Now celebrating its 30th year, the show runs the first and second weekend in October. A kaleidoscopic collection of painters, sculptors, potters, photographers, jewelers and more will gather in time for the Albuquerque International Balloon Fiesta.
This year’s show features 200 artists from 31 states.
Corrales’ Charles and Linda Babb have been showing their jewelry since the festival began. The pair make contemporary pieces using silver, brass, copper and recycled aluminum. They also incorporate semi-precious gemstones such as amethyst, citrine, peridot, jasper, turquoise and lapis into their designs.
“I do silversmithed stuff with sterling silver and lapis, turquoise and sugalite,” Charles said. “Linda does mostly aluminum, copper and brass. She makes earrings and pendants.”
Charles Babb turned to jewelry when he was studying for an architecture degree at the University of New Mexico.
“I never got my full architecture degree because I was making more money making jewelry,” he said as he worked on a lapis and opal pendant.
“Usually I’ll start with a stone and then I’ll design around it,” Charles said. “Because there’s so much Indian jewelry in the Southwest, I try to do something with a Southwestern flavor that’s not Indian.”
Today the Babbs sell at shows in Colorado, Arizona and Texas.
Arizona-based Mike Greenfield sculpts figures using both stone and bronze.
“I’ve not run across anybody else doing that combination in 12 years,” he said.
It’s a tricky marriage. First he carves the stone. It might be petrified wood, calcite, granite, volcanic tuff or more exotic versions from Australia.

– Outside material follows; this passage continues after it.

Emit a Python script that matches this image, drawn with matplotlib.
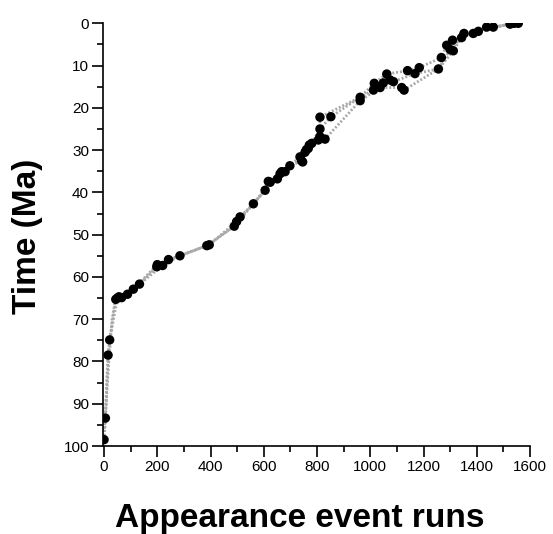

“I work in wax on the stone,” he said. The wax makes carving of facial features and hands easier, he added. Next he takes it to a foundry to pour the bronze.
“The difficult part can be making the bronze fit the stone,” he explained. He has to calculate for a 7 percent shrinkage; sometimes he has to carve off layers of stone to make the fit.
His piece “Winter Wind” shows a Native American wrapped in a flowing blanket.
The show marks his first in Albuquerque.
Colorado’s Brian Billow will bring his mixedmedia fine art landscapes and giclée prints to Albuquerque.
The Englewood-based artist spent 15 years in interior design as a decorative painter. He transferred those skills and techniques into fine art after an inspirational trip to Santa Fe and Taos. He noticed a contemporary trend emerging from the standard coyote-in-aneckerchief fare. Today he uses molten metals to create raised surfaces on both his originals and prints.
“I use two different paints to make the oxidation,” he said. “The trees (in his ‘Reflecting Trees II’) were done with acid oxidating iron paint to make them rust.
Customers can also choose from his more affordable giclée prints.
“It means they use archival inks that are not supposed to fade for 75 years,” he explained. “It’s a print on canvas of the original.”
The molten metals add a shiny, three-dimensional surface to the surface.
“You can’t really tell the difference; the price is one-third or less than the original,” he said.
Billow often starts a piece with his own photographs. Lately, he’s been scouting necklaces.
“I have a ton of pictures of women’s chests,” he said. “I put that image in my designs. I like doing very clean and contemporary versions of them.”